Pada Selasa (17/3), Esmaili menuturkan bahwa Iran untuk sementara membebaskan sekitar 85.000 tahanan, termasuk tahanan politik, sebagai respons atas pandemi Covid-19.
"Sejumlah besar tahanan yang telah dibebaskan sementara tidak perlu kembali ke penjara setelah pengampunan pemimpin tertinggi," terang Esmaili. "Poin yang belum pernah terjadi sebelumnya adalah bahwa grasi tersebut juga mencakup tahanan terkait keamanan dengan hukuman penjara kurang dari lima tahun."
Esmaili tidak menjelaskan apakah pekerja amal Inggris keturunan Iran Nazanin Zaghari-Ratclifee, yang dibebaskan pada Selasa selama dua minggu masuk dalam daftar tahanan yang mendapat pengampunan.
Menurut laporan milik Pelapor Khusus PBB untuk HAM di Iran Javadi Rehman, Iran mengaku memiliki 189.500 tahanan di penjara-penjaranya. Mereka diyakini termasuk ratusan yang ditangkap selama atau setelah protes antipemerintah pada November.
Pandemi coronavirus jenis baru telah mendorong PBB dan Amerika Serikat mendesak Iran membebaskan tahanan politik, termasuk puluhan warga negara ganda dan warga asing, dari penjara-penjara yang penuh sesak.
Iran mencatat 17.361 kasus positif Covid-19. Dari jumlah tersebut, 1.135 meninggal dan lebih dari 5.300 lainnya dinyatakan pulih.
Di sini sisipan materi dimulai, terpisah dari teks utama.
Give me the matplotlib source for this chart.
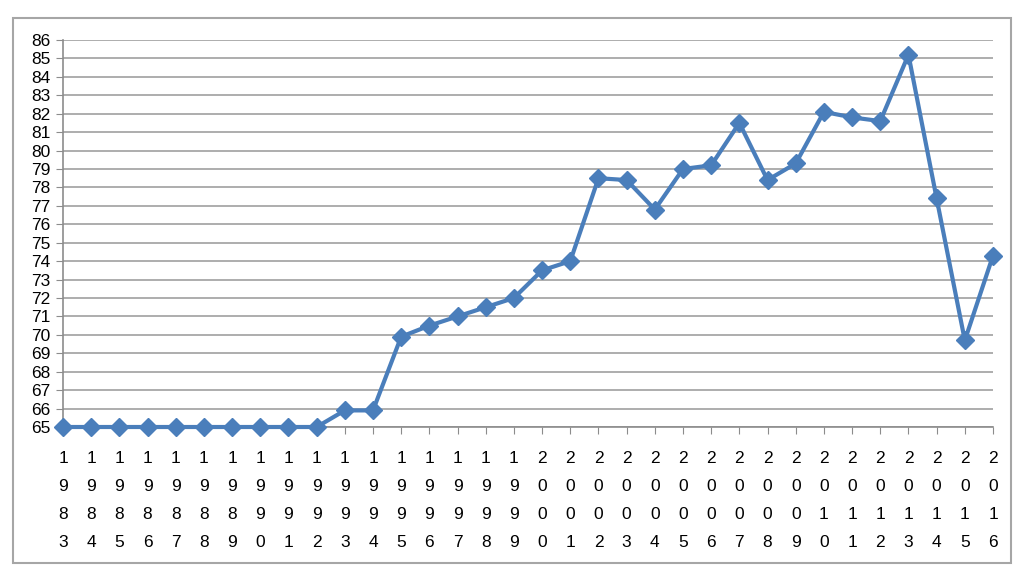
import matplotlib.pyplot as plt
from matplotlib.patches import Rectangle

years = list(range(1983, 2017))
values = [65, 65, 65, 65, 65, 65, 65, 65, 65, 65,
          65.9, 65.9, 69.9, 70.5, 71.0, 71.5, 72.0, 73.5, 74.0, 78.5,
          78.4, 76.8, 79.0, 79.2, 81.5, 78.4, 79.3, 82.1, 81.8, 81.6,
          85.2, 77.4, 69.7, 74.3]
yticks = list(range(65, 87))

plt.rcParams['font.family'] = ['Liberation Sans', 'DejaVu Sans']

fig = plt.figure(figsize=(10.24, 5.76), dpi=100)
fig.patches.append(Rectangle((13/1024, 1 - 563/576), 998/1024, 545/576,
                             transform=fig.transFigure, fill=False,
                             edgecolor='#a6a6a6', linewidth=1.5))

ax = fig.add_axes([63/1024, 1 - 427/576, 930/1024, 387/576])
ax.set_xlim(years[0], years[-1])
ax.set_ylim(65, 86)
ax.set_yticks(yticks)
ax.set_xticks(years)
ax.set_xticklabels(['\n'.join(str(y)) for y in years], linespacing=2.1)
ax.grid(axis='y', color='#a0a0a0', linewidth=1.2)
ax.set_axisbelow(True)

for s in ['top', 'right']:
    ax.spines[s].set_visible(False)
for s in ['left', 'bottom']:
    ax.spines[s].set_color('#8c8c8c')
    ax.spines[s].set_linewidth(1.2)
ax.tick_params(axis='y', colors='#8c8c8c', labelcolor='black', length=5, labelsize=12.5, pad=4)
ax.tick_params(axis='x', colors='#8c8c8c', labelcolor='black', length=5, labelsize=12.5, pad=12)

ax.plot(years, values, color='#4a7ebb', linewidth=3, marker='D', markersize=9,
        clip_on=False, zorder=5)

fig.savefig('out.png', dpi=100)
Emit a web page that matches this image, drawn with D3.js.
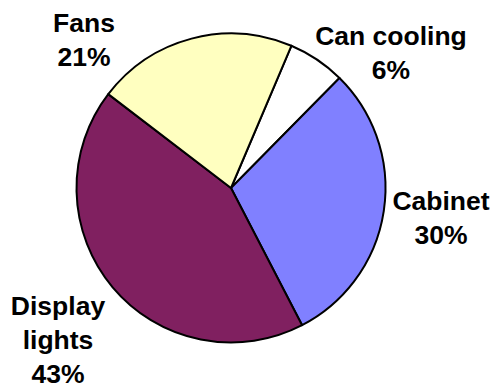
<!DOCTYPE html>
<html>
<head>
<meta charset="utf-8">
<script src="https://cdn.jsdelivr.net/npm/d3@7"></script>
<style>
  html, body { margin: 0; padding: 0; background: #fff; }
  svg { display: block; }
</style>
</head>
<body>
<svg id="chart" width="493" height="385"></svg>
<script>
// Data (clockwise order starting from Can cooling)
const categories = ["Can cooling", "Cabinet", "Display lights", "Fans"];
const values = [6, 30, 43, 21];
const labelLines = [["Can cooling", "6%"], ["Cabinet", "30%"], ["Display", "lights", "43%"], ["Fans", "21%"]];
const colors = ["#FFFFFF", "#8080FF", "#802060", "#FFFFC0"];

const svg = d3.select("#chart");
const cx = 231, cy = 188, r = 154.5;
const startDeg = 23;

const pie = d3.pie().sort(null).value(d => d)
  .startAngle(startDeg * Math.PI / 180)
  .endAngle((startDeg + 360) * Math.PI / 180);
const arcs = pie(values);
const arc = d3.arc().innerRadius(0).outerRadius(r);

const g = svg.append("g").attr("transform", `translate(${cx},${cy})`);
g.selectAll("path").data(arcs).join("path")
  .attr("d", arc)
  .attr("fill", (d, i) => colors[i])
  .attr("stroke", "#000")
  .attr("stroke-width", 2)
  .attr("stroke-linejoin", "round");

// Label anchor positions (center x, first baseline y) in page coordinates
const labelPos = [[391, 45], [441, 210], [58, 315], [84, 32]];
const lineH = 34;
labelLines.forEach((lines, i) => {
  const t = svg.append("text")
    .attr("text-anchor", "middle")
    .attr("font-family", "'Liberation Sans', Arial, sans-serif")
    .attr("font-weight", "bold")
    .attr("font-size", 26.5)
    .attr("fill", "#000");
  lines.forEach((s, j) => {
    t.append("tspan").attr("x", labelPos[i][0]).attr("y", labelPos[i][1] + j * lineH).text(s);
  });
});
</script>
</body>
</html>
Washington telah memperingatkan Teheran bahwa mereka akan menuntut tanggung jawab langsung Iran atas kematian setiap warga AS di penjara.
Pengawal Revolusi Iran telah menangkap puluhan warga negara ganda dan warga asing selama beberapa tahun terakhir, termasuk warga negara AS, Inggris, Kanada, Australia, Austria, Prancis, Swedia, Belanda, dan Lebanon.
Teheran sendiri membantah melakukan penahanan dengan alasan politik. Tuduhan utama mereka terhadap tahanan asing adalah spionase.
Pada Juni 2019, Iran membebaskan Nizar Zakka, seorang pengusaha Lebanon yang merupakan penduduk tetap AS setelah dia dibui selama empat tahun. Iran juga membebaskan Xiyue Wang, seorang warga negara AS yang ditahan selama tiga tahun atas tuduhan spionase, tahun lalu.
Para aktivis HAM menuduh Iran menangkap sejumah warga negara ganda demi mendapat konsesi dari negara-negara lain, sebuah tuduhan yang secara rutin dibantah oleh Teheran.
Teheran pun mengimbau agar AS membebaskan sejumlah warga negaranya. Sebagian besar mereka ditahan karena melanggar sanksi atas program nuklir Iran.
Gesekan antara Iran dan AS meningkat drastis sejak 2018, ketika Donald Trump menarik AS keluar dari kesepakatan nuklir 2015 dan menerapkan kembali sejumlah sanksi yang melumpuhkan ekonomi Iran.